What you should do -> Among the entries below, copy only the span from the line containing "What matplotlib code" through the line containing "ax = fig.add_axes([0.191, 0.398, 0.629, 0.526])". Do so exactly, and skip the pictures.

Data records ->
====================

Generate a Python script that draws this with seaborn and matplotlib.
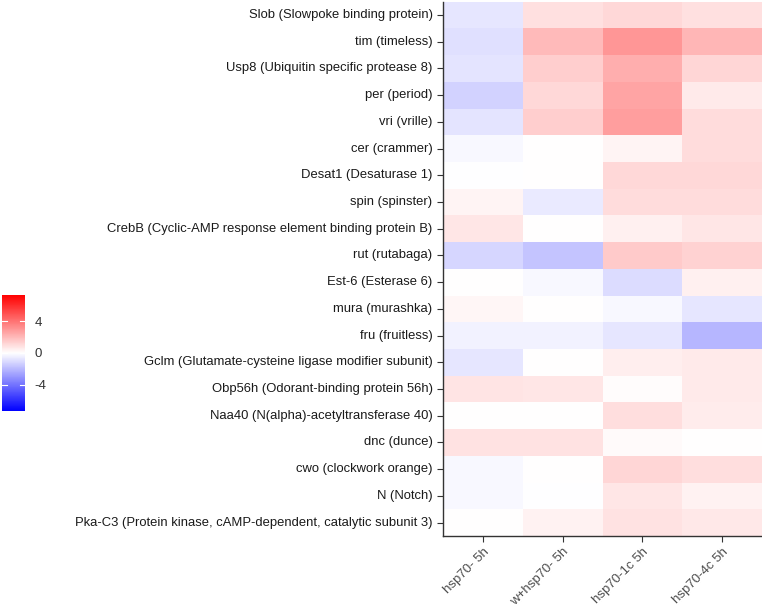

====================

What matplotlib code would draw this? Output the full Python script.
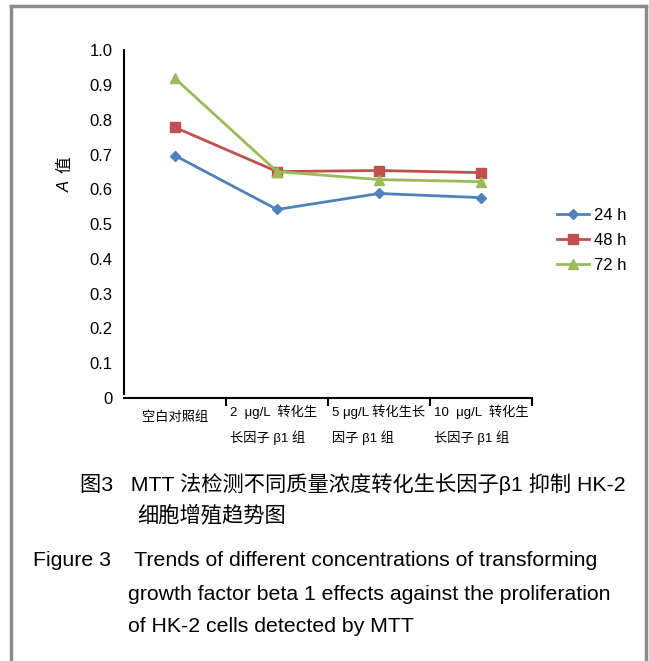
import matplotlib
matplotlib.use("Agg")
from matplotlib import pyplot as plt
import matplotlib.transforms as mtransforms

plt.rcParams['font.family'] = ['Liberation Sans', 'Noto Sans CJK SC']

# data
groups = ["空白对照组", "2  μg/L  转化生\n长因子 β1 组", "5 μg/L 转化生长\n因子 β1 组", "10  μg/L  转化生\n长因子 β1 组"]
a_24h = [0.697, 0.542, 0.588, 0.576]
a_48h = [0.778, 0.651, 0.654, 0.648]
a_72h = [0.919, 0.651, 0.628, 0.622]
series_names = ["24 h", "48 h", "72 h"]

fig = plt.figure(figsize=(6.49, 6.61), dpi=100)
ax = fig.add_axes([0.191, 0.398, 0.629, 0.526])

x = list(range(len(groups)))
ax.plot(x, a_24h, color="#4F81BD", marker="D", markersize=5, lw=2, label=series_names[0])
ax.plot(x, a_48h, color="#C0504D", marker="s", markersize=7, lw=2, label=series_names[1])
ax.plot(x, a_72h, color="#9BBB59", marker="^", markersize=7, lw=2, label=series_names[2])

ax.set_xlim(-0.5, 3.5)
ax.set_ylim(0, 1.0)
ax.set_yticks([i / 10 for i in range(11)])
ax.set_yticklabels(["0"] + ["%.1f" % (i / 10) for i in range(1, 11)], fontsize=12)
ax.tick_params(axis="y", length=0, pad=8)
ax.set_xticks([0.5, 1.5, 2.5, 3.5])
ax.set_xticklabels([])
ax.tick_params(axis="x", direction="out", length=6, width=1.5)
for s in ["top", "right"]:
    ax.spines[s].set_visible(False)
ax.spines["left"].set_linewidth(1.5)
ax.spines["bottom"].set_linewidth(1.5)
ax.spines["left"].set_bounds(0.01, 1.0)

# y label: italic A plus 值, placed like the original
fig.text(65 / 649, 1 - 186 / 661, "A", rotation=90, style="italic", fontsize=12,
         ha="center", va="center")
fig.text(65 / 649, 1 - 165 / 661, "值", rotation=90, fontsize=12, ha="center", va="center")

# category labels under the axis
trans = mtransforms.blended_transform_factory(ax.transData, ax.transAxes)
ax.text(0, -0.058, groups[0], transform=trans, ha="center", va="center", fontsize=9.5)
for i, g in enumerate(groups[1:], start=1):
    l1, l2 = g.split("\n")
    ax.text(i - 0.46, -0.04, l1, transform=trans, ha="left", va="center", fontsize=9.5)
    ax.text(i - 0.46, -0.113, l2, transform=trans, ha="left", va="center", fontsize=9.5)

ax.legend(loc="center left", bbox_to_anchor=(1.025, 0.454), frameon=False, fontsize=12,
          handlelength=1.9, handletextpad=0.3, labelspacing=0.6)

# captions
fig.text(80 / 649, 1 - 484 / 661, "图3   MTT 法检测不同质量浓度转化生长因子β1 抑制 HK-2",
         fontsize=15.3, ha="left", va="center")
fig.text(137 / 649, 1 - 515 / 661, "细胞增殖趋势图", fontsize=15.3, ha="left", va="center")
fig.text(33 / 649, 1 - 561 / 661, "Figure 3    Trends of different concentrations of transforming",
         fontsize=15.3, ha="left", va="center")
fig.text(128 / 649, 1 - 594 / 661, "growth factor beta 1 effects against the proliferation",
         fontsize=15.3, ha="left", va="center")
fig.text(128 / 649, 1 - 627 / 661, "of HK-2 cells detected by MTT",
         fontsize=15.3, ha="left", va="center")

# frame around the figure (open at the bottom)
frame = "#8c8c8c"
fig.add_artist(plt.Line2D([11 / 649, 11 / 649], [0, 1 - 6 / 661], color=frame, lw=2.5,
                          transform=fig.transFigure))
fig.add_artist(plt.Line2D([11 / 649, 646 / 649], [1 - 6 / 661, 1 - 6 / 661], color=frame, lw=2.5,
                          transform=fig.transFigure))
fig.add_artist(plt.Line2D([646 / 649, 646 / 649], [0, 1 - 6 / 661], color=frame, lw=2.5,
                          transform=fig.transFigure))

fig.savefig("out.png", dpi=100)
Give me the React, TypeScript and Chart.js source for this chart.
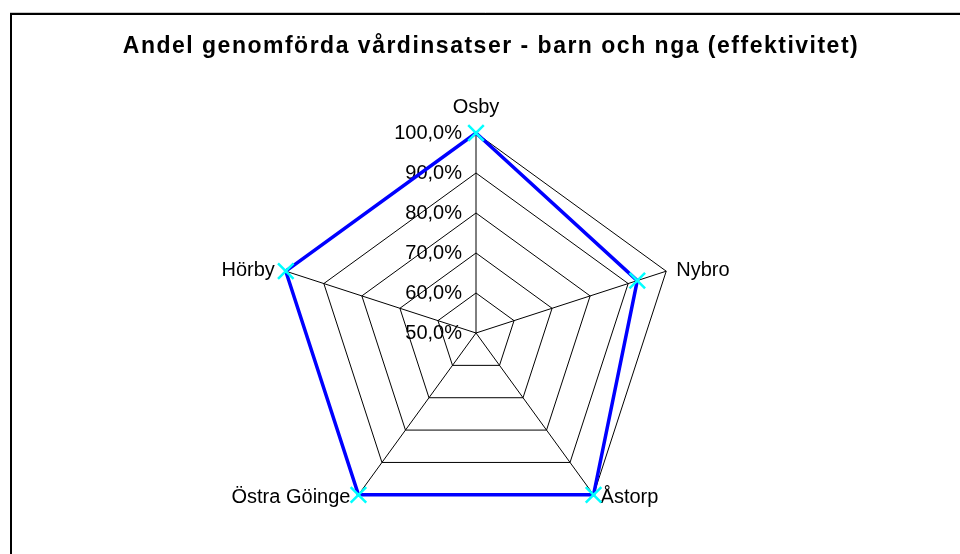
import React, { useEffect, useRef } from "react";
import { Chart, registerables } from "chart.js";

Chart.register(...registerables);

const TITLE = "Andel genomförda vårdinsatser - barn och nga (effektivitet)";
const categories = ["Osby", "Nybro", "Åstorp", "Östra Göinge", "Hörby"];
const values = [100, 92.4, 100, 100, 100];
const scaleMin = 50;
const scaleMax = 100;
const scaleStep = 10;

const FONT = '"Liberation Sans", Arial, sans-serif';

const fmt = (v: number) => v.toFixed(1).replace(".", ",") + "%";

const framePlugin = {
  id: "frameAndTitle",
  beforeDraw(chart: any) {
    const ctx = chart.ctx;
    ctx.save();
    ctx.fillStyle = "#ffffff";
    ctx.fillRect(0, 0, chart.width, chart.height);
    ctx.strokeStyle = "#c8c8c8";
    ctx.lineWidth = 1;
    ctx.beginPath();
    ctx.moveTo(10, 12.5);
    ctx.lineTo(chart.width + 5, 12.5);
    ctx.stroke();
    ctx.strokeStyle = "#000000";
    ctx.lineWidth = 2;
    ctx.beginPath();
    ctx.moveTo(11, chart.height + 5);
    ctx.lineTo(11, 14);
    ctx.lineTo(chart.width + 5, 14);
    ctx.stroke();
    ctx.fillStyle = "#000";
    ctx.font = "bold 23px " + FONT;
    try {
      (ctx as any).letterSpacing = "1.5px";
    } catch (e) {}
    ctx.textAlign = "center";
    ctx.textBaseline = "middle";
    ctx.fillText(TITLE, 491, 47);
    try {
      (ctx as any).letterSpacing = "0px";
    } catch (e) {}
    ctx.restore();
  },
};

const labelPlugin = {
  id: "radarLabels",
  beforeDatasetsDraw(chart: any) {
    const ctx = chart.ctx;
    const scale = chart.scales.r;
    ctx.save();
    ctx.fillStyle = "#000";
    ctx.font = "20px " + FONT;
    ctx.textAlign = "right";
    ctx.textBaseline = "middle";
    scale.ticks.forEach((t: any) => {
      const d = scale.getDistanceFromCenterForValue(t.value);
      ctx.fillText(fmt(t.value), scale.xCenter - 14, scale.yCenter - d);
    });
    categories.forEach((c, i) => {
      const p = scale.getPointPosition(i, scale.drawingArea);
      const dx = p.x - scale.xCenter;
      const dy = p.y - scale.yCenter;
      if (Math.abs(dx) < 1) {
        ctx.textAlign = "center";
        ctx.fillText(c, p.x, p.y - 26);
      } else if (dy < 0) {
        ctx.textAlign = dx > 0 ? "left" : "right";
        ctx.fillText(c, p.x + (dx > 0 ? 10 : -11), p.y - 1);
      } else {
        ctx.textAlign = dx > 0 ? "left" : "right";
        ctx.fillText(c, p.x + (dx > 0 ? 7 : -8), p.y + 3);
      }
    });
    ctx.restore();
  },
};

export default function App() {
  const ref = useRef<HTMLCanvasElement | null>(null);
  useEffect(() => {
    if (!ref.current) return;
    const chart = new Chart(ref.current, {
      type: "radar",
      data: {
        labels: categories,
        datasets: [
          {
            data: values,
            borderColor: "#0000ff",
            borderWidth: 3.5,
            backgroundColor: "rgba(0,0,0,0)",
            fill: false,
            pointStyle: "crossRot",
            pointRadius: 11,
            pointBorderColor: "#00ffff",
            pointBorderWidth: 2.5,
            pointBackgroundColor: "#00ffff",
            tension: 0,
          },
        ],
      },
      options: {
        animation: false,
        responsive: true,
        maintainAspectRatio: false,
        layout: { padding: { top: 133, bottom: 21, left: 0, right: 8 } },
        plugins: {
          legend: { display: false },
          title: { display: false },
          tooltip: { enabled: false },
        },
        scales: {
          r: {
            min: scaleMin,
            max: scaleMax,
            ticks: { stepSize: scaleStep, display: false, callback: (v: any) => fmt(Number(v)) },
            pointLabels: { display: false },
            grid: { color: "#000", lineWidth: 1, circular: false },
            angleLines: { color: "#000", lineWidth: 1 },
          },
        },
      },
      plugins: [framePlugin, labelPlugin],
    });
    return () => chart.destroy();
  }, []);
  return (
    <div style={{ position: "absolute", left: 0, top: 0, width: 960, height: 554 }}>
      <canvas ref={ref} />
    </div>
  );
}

====================

The solution ->
What matplotlib code would draw this? Output the full Python script.
import matplotlib
matplotlib.use("Agg")
from matplotlib import pyplot as plt
import matplotlib.transforms as mtransforms

plt.rcParams['font.family'] = ['Liberation Sans', 'Noto Sans CJK SC']

# data
groups = ["空白对照组", "2  μg/L  转化生\n长因子 β1 组", "5 μg/L 转化生长\n因子 β1 组", "10  μg/L  转化生\n长因子 β1 组"]
a_24h = [0.697, 0.542, 0.588, 0.576]
a_48h = [0.778, 0.651, 0.654, 0.648]
a_72h = [0.919, 0.651, 0.628, 0.622]
series_names = ["24 h", "48 h", "72 h"]

fig = plt.figure(figsize=(6.49, 6.61), dpi=100)
ax = fig.add_axes([0.191, 0.398, 0.629, 0.526])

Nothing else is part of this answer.